Think of all of those failed proposals that you slaved over. Did they have ROI projections? FAQs? Definitions? If you skip those sections, it doesn’t matter how great your grammar was or even how low your price was, all a client will see is a big line item with little justification.
Build value every step of the way. When the client sees the dollar sign, they won’t hesitate because they’ll know they’re making an investment in their business’s future.
2. Project Management
The digital space is full of so many business opportunities because so few people truly understand how to utilize it to its fullest potential. That’s why they’re hiring you!
However, this means clients don’t quite understand everything you do. So, during the course of the project, they have no issues asking for more, more, more because in their minds it’s just a “quick thing” or “small adjustment.” But to you it could mean an extra two hours of work. Suddenly a few “quick things” later and you’ve put in an additional 10 hours of work with no additional pay.
Let’s say you were a home builder and you got hired to build a house. Your client wanted a basic 2 bedroom home because they were on a tight budget. So construction began and halfway through, they decided they wanted 4 bedrooms, a home movie theater, hot tub, fountain, and helicopter landing pad and they expect you stay within budget and on time.
No client in their right mind would ask for that! People understand that would mean more plumbing, electrical work, concrete, drywall, insulation… the list goes on.
Yet your agency’s clients seem to have no problem asking you to make one more graphic, to rework the design, or to create another landing page. Then you give it to them because you have a hard time saying no or because you don’t want to cause friction in the relationship, or whatever flawed logic you use to rationalize it. This little devil is called scope creep.
Scope creep is anything, and I mean anything, that falls outside of the predefined and agreed upon project scope. If you don’t strictly inform and enforce scope creep policies, it will take over your service bandwidth and your time will get absorbed in unprofitable projects.
Easier said than done, right? Especially when saying no to a client and keeping them happy seems a bit like mixing oil and vinegar.
To avoid disgruntled clients, you must tell them before the project begins that anything extra they want done outside of the original scope will cost them extra time and money. Then as soon as something pops up, you must enforce it. This will teach the client that you take the budget and timeline very seriously. They may get a bit peeved that they have to pay for the services they’re asking you to perform (sounds like a “duh” moment when you hear it like that) but good clients will understand they get what they pay for.

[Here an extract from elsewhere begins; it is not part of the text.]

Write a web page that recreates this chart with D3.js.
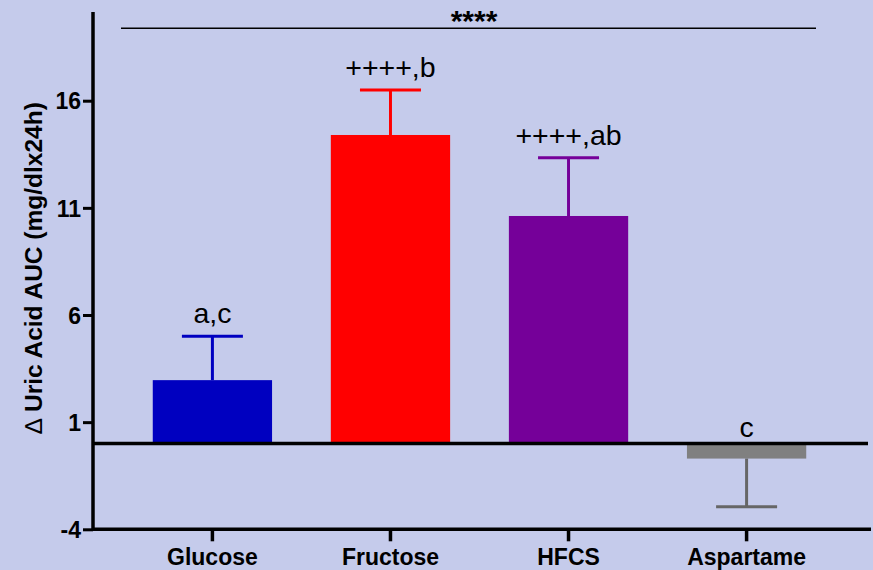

When a project gets delivered on time and on budget they’ll forget about that “just one more revision” they asked for weeks ago.
There are dozens of pricing models, strategies, and techniques. Some agencies see great success with one, while others see the same one fail. So what’s the perfectly competitive price for your services?
High prices can make you seem elite, but if you set your prices too high you’ll scare people off. Low prices can attract more people, but if you set them too low you’ll be jeopardizing your profit margins.
The thing about setting low prices is that you’re automatically attracting a certain caliber of client. The bottom of the barrel client that expect you to jump through hoops at no additional cost. Then when a cheaper option comes along they won’t hesitate to leave your agency in the dust. Unless you’re the lowest price in the industry, you might as well be one of the highest. Nobody goes for the second cheapest option.
Can your agency truly sustain being the cheapest option?
Raising your prices will have its consequences too, and you will inevitably scare some people off. But think of it like this: You could be charging $100 and have 1,000 clients ,or you could be charging $1,000 and have 100 clients. Which strategy means less work for you? Which one will likely result in happier clients? Which one is more sustainable?
Underpricing your services won’t attract more people, and it certainly won’t attract the ones you want to work with. If you keep getting stuck working with bad clients it’s probably because your pricing model is attracting them. Stop doing yourself a disservice by charging too little. If you have a world class agency, you need to charge world class prices. The best clients will understand and accept it. The cheapskate clients will run away, but it was only a matter of time before they did that anyway.
Brand positioning is like a vortex and your agency is the eye of the storm. When you first begin your agency, you’re a small vortex with a little pull, maybe causing some ripples in the market but certainly not making any waves. The bigger and stronger your agency and positioning gets, the more powerful you become.
Incorrectly positioning or failing to have a positioning strategy can be a detrimental mistake and wasted opportunity. Brand positioning is where your agency sits in the mind of the consumer. Regardless of the efforts you make, every single person that encounters your brand will form some kind of emotion or association with it. Having a strategy and defined brand positioning statement will help ensure that those emotions and associations are positive. This is especially important in the early stages of your agency.
Defining and establishing a clear brand position will allow you to do more with less. Positioning will do the heavy lifting and nurturing so when a lead is ready to buy, your agency will already be established in their mind as the trustworthy and superior option. Sounds pretty great right? So why is it that only 50% of employees believe their leadership team uses brand positioning to guide their decisions?
Are you guilty of this? Perhaps one of the reasons your brand positioning isn’t guiding your marketing initiatives is because your positioning statement was thrown together with little research and thought. Your positioning statement, if done correctly, should filter through to every single campaign, promotion, design, and decision. If it aligns with your positioning statement, you know it will reach and appeal to your target audience. If you’re not filtering every decision then you could potentially be putting out materials and making calls that will confuse or turn away your target audience. Not a wise move when every lead counts.
These 4 P’s should have shed some light on the way your agency is running. Moving forward, you’ll be aware of the consequences that could ensue if you don’t give these factors the attention they need.
Remember: there is always room for improvement. So you should constantly be changing and improving. The 4 P’s aren’t something you should look at when you “have time.” The time is now. Your agency’s growth depends on it.